Give the listing again character for character, but drop the images.

## Data lines

──────

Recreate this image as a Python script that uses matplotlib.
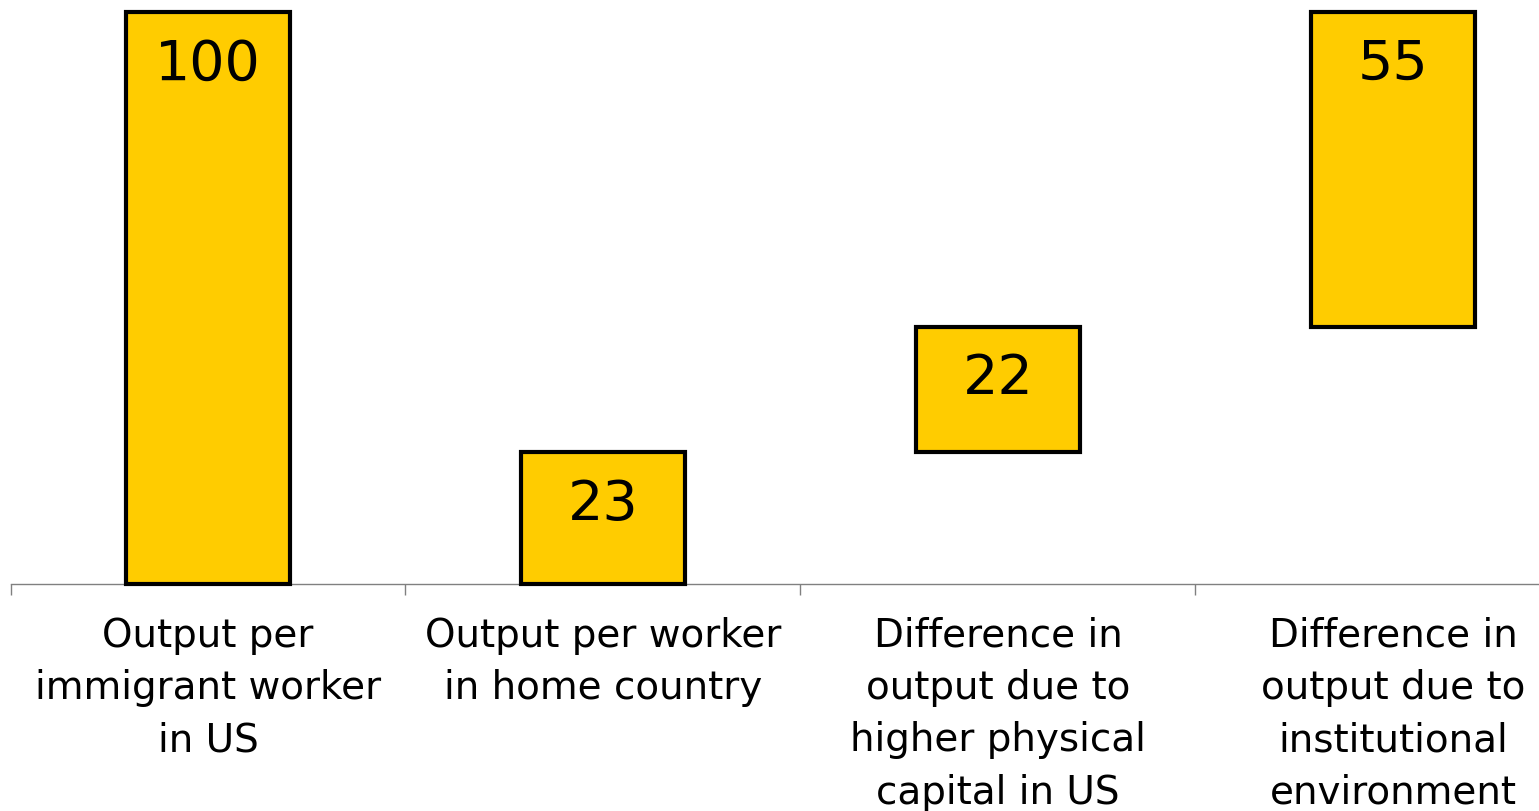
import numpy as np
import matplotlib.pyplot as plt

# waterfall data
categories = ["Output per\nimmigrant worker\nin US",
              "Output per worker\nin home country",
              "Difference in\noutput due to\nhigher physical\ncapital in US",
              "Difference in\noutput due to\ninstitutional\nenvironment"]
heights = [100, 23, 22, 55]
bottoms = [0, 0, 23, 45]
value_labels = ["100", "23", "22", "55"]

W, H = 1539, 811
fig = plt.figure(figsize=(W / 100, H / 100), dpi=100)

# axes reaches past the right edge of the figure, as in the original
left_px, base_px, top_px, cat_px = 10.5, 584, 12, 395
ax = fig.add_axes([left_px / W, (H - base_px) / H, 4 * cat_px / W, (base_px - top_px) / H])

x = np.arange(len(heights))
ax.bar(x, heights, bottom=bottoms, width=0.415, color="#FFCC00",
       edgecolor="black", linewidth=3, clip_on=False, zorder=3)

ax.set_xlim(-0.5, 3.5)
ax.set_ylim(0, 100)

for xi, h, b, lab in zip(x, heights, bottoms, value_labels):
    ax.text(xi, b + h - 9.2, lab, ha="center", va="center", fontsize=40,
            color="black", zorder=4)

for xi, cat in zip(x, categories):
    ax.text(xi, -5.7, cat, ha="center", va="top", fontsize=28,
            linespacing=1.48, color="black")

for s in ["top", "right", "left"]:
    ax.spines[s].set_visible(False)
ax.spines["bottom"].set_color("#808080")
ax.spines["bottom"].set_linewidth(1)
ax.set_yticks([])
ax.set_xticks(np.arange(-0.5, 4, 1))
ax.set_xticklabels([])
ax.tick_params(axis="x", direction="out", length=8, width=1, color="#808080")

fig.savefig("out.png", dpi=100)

──────

## Response
Recreate this image as a Python script that uses matplotlib.
import numpy as np
import matplotlib.pyplot as plt

# waterfall data
categories = ["Output per\nimmigrant worker\nin US",
              "Output per worker\nin home country",
              "Difference in\noutput due to\nhigher physical\ncapital in US",
              "Difference in\noutput due to\ninstitutional\nenvironment"]
heights = [100, 23, 22, 55]
bottoms = [0, 0, 23, 45]
value_labels = ["100", "23", "22", "55"]

W, H = 1539, 811
fig = plt.figure(figsize=(W / 100, H / 100), dpi=100)

# axes reaches past the right edge of the figure, as in the original
left_px, base_px, top_px, cat_px = 10.5, 584, 12, 395
ax = fig.add_axes([left_px / W, (H - base_px) / H, 4 * cat_px / W, (base_px - top_px) / H])

x = np.arange(len(heights))
ax.bar(x, heights, bottom=bottoms, width=0.415, color="#FFCC00",
       edgecolor="black", linewidth=3, clip_on=False, zorder=3)

ax.set_xlim(-0.5, 3.5)
ax.set_ylim(0, 100)

for xi, h, b, lab in zip(x, heights, bottoms, value_labels):
    ax.text(xi, b + h - 9.2, lab, ha="center", va="center", fontsize=40,
            color="black", zorder=4)

for xi, cat in zip(x, categories):
    ax.text(xi, -5.7, cat, ha="center", va="top", fontsize=28,
            linespacing=1.48, color="black")

for s in ["top", "right", "left"]:
    ax.spines[s].set_visible(False)
ax.spines["bottom"].set_color("#808080")
ax.spines["bottom"].set_linewidth(1)
ax.set_yticks([])
ax.set_xticks(np.arange(-0.5, 4, 1))
ax.set_xticklabels([])
ax.tick_params(axis="x", direction="out", length=8, width=1, color="#808080")

fig.savefig("out.png", dpi=100)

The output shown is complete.